• _Written exercise_: Copy exactly, and only, the lines below from the first through the one containing "import matplotlib.pyplot as plt", both included; pictures are omitted.

• _Collected data_:
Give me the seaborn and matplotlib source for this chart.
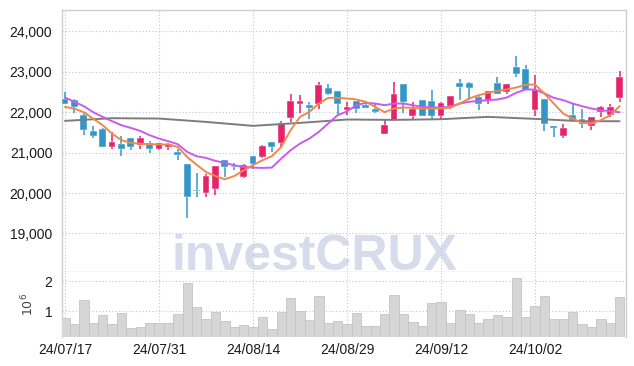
import numpy as np
import pandas as pd
import seaborn as sns
import matplotlib.pyplot as plt

# tick labels on the date axis (every 10th trading day)
tick_pos = [0, 10, 20, 30, 40, 50]
tick_labels = ["24/07/17", "24/07/31", "24/08/14", "24/08/29", "24/09/12", "24/10/02"]

# daily OHLC
open_ = [22320, 22310, 21930, 21530, 21580, 21140, 21210, 21370, 21190, 21250,
         21080, 21140, 21020, 20710, 20070, 19990, 20100, 20810, 20670, 20400,
         20910, 20890, 21260, 21240, 21850, 22210, 22170, 22210, 22610, 22520,
         22050, 22270, 22190, 22070, 21470, 21810, 22710, 21910, 22310, 22270,
         21910, 22160, 22720, 22720, 22370, 22300, 22730, 22500, 23120, 23070,
         22050, 22320, 21670, 21400, 21930, 21820, 21660, 22000, 21940, 22360]
high = [22500, 22320, 21970, 21670, 21620, 21510, 21420, 21370, 21420, 21290,
        21250, 21250, 21100, 20730, 20500, 20470, 20660, 20810, 20750, 20720,
        20910, 21200, 21260, 21780, 22460, 22420, 22260, 22750, 22690, 22520,
        22260, 22280, 22260, 22210, 21830, 22750, 22710, 22260, 22310, 22560,
        22260, 22410, 22810, 22760, 22420, 22520, 22860, 22710, 23390, 23170,
        22920, 22320, 21670, 21700, 22210, 22070, 21870, 22160, 22210, 23020]
low = [22200, 21970, 21430, 21370, 21140, 21100, 20910, 21060, 21090, 21000,
       21060, 21070, 20810, 19390, 19900, 19900, 19960, 20400, 20560, 20380,
       20600, 20870, 21020, 21140, 21760, 21970, 21830, 22070, 22420, 21930,
       21930, 21970, 22100, 21990, 21470, 21810, 21990, 21810, 21900, 21810,
       21810, 22090, 22300, 22300, 22050, 22210, 22460, 22460, 22860, 22550,
       21910, 21530, 21390, 21370, 21800, 21620, 21570, 21880, 21880, 22260]
close = [22210, 22130, 21550, 21410, 21140, 21260, 21090, 21140, 21370, 21090,
         21250, 21220, 20950, 19900, 20050, 20430, 20660, 20650, 20650, 20700,
         20730, 21160, 21140, 21740, 22280, 22270, 22110, 22670, 22460, 22210,
         22120, 22070, 22110, 22000, 21680, 22460, 22260, 22070, 21910, 21910,
         22240, 22410, 22620, 22600, 22200, 22520, 22460, 22710, 22940, 22550,
         22560, 21720, 21610, 21620, 21800, 21720, 21870, 22120, 22120, 22860]

# volume in millions of shares
volume = [0.78, 0.56, 1.39, 0.61, 0.86, 0.56, 0.95, 0.44, 0.48, 0.59,
          0.61, 0.59, 0.91, 1.95, 1.15, 0.75, 0.98, 0.68, 0.48, 0.54,
          0.48, 0.81, 0.41, 0.98, 1.45, 1.01, 0.71, 1.51, 0.59, 0.66,
          0.56, 0.95, 0.50, 0.50, 0.89, 1.56, 0.91, 0.65, 0.50, 1.28,
          1.31, 0.61, 1.05, 0.91, 0.60, 0.74, 0.87, 0.81, 2.11, 0.81,
          1.19, 1.51, 0.74, 0.74, 0.98, 0.56, 0.48, 0.75, 0.61, 1.48]

# moving average lines
ma_short = [22130, 22090, 22000, 21840, 21680, 21470, 21310, 21240, 21220, 21210,
            21200, 21200, 21140, 20890, 20700, 20520, 20420, 20340, 20420, 20560,
            20690, 20810, 20910, 21140, 21555, 21885, 22010, 22215, 22355, 22355,
            22340, 22315, 22257, 22133, 22000, 22092, 22116, 22108, 22092, 22092,
            22092, 22116, 22215, 22340, 22422, 22480, 22530, 22562, 22612, 22678,
            22686, 22463, 22215, 21967, 21843, 21736, 21720, 21802, 21926, 22150]
ma_mid = [22364, 22257, 22149, 22000, 21885, 21778, 21678, 21612, 21538, 21431,
          21348, 21282, 21208, 21018, 20910, 20869, 20795, 20745, 20687, 20646,
          20629, 20621, 20629, 20852, 21059, 21224, 21348, 21513, 21720, 21926,
          22020, 22174, 22232, 22215, 22174, 22215, 22215, 22174, 22133, 22116,
          22116, 22133, 22215, 22257, 22281, 22298, 22314, 22364, 22480, 22562,
          22562, 22463, 22355, 22298, 22215, 22149, 22091, 22050, 22025, 22000]
ma_long_idx = [0, 5, 10, 15, 20, 25, 30, 35, 40, 45, 50, 55, 59]
ma_long = [21786, 21852, 21843, 21760, 21662, 21736, 21819, 21810, 21827, 21885,
           21835, 21777, 21777]

idx = np.arange(len(close))
df = pd.DataFrame({"idx": idx, "open": open_, "high": high, "low": low,
                   "close": close, "volume": volume})

red = "#E6226A"
blue = "#3396C8"
grid_c = "#BFC5DA"
spine_c = "#CFCFCF"
lab_font = ["Liberation Sans", "DejaVu Sans"]

sns.set_style("white")
plt.rcParams["font.family"] = lab_font

fig = plt.figure(figsize=(6.34, 3.66), dpi=100)
ax = fig.add_axes([62 / 634, 1 - 272 / 366, 564 / 634, 262 / 366])
axv = fig.add_axes([62 / 634, 1 - 337 / 366, 564 / 634, 65 / 366], sharex=ax)

# watermark
ax.text(0.448, 0.006, "investCRUX", transform=ax.transAxes, ha="center",
        va="baseline", fontsize=36, fontweight="bold", color="#D6DCEC",
        family=["Liberation Sans", "DejaVu Sans"], zorder=0)

# candles
up = df["close"] >= df["open"]
cols = np.where(up, red, blue)
body_lo = np.minimum(df["open"], df["close"])
body_h = np.maximum(np.abs(df["close"] - df["open"]), 25)
ax.vlines(df["idx"], df["low"], df["high"], colors=cols, lw=1.1, zorder=3)
ax.bar(df["idx"], body_h, bottom=body_lo, width=0.74, color=cols,
       edgecolor="white", linewidth=0.3, zorder=4)

# moving averages
sns.lineplot(x=ma_long_idx, y=ma_long, ax=ax, color="#7C7C7C", lw=1.4, zorder=5)
sns.lineplot(x=idx, y=ma_mid, ax=ax, color="#C95CEB", lw=1.4, zorder=5)
sns.lineplot(x=idx, y=ma_short, ax=ax, color="#F0884C", lw=1.4, zorder=6)

ax.set_xlim(-0.32, 59.68)
ax.set_ylim(18045, 24530)
ax.set_yticks([19000, 20000, 21000, 22000, 23000, 24000])
ax.set_yticklabels(["19,000", "20,000", "21,000", "22,000", "23,000", "24,000"])
ax.set_xticks(tick_pos)
ax.tick_params(axis="x", labelbottom=False, length=0)
ax.tick_params(axis="y", length=0, pad=7, labelsize=10, labelcolor="#1A1A1A")
ax.grid(True, color=grid_c, lw=0.8, ls=(0, (1, 2)), zorder=1)
ax.set_axisbelow(True)
ax.set_xlabel("")
ax.set_ylabel("")
for s in ax.spines.values():
    s.set_color(spine_c)
    s.set_linewidth(1.0)

# volume
sns.barplot(x=df["idx"], y=df["volume"], ax=axv, color="#D6D6D6",
            saturation=1, width=1.0, edgecolor="#C4C4C4", linewidth=0.6,
            native_scale=True, zorder=3)
axv.set_ylim(0.13, 2.32)
axv.set_yticks([1, 2])
axv.set_yticklabels(["1", "2"])
axv.set_xticks(tick_pos)
axv.set_xticklabels(tick_labels)
axv.tick_params(axis="both", length=0, labelsize=10, labelcolor="#1A1A1A")
axv.tick_params(axis="y", pad=7)
axv.tick_params(axis="x", pad=4)
axv.grid(True, color=grid_c, lw=0.8, ls=(0, (1, 2)), zorder=1)
axv.set_axisbelow(True)
axv.set_xlabel("")
axv.set_ylabel(r"$10^6$", fontsize=9, color="#444444", labelpad=6,
               family=["DejaVu Serif"])
axv.set_xlim(-0.32, 59.68)
for name, s in axv.spines.items():
    s.set_color(spine_c)
    s.set_linewidth(1.0)
axv.spines["bottom"].set_visible(False)
axv.spines["top"].set_visible(False)

fig.savefig("out.png", dpi=100, facecolor="white")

• _Task output_:
Give me the seaborn and matplotlib source for this chart.
import numpy as np
import pandas as pd
import seaborn as sns
import matplotlib.pyplot as plt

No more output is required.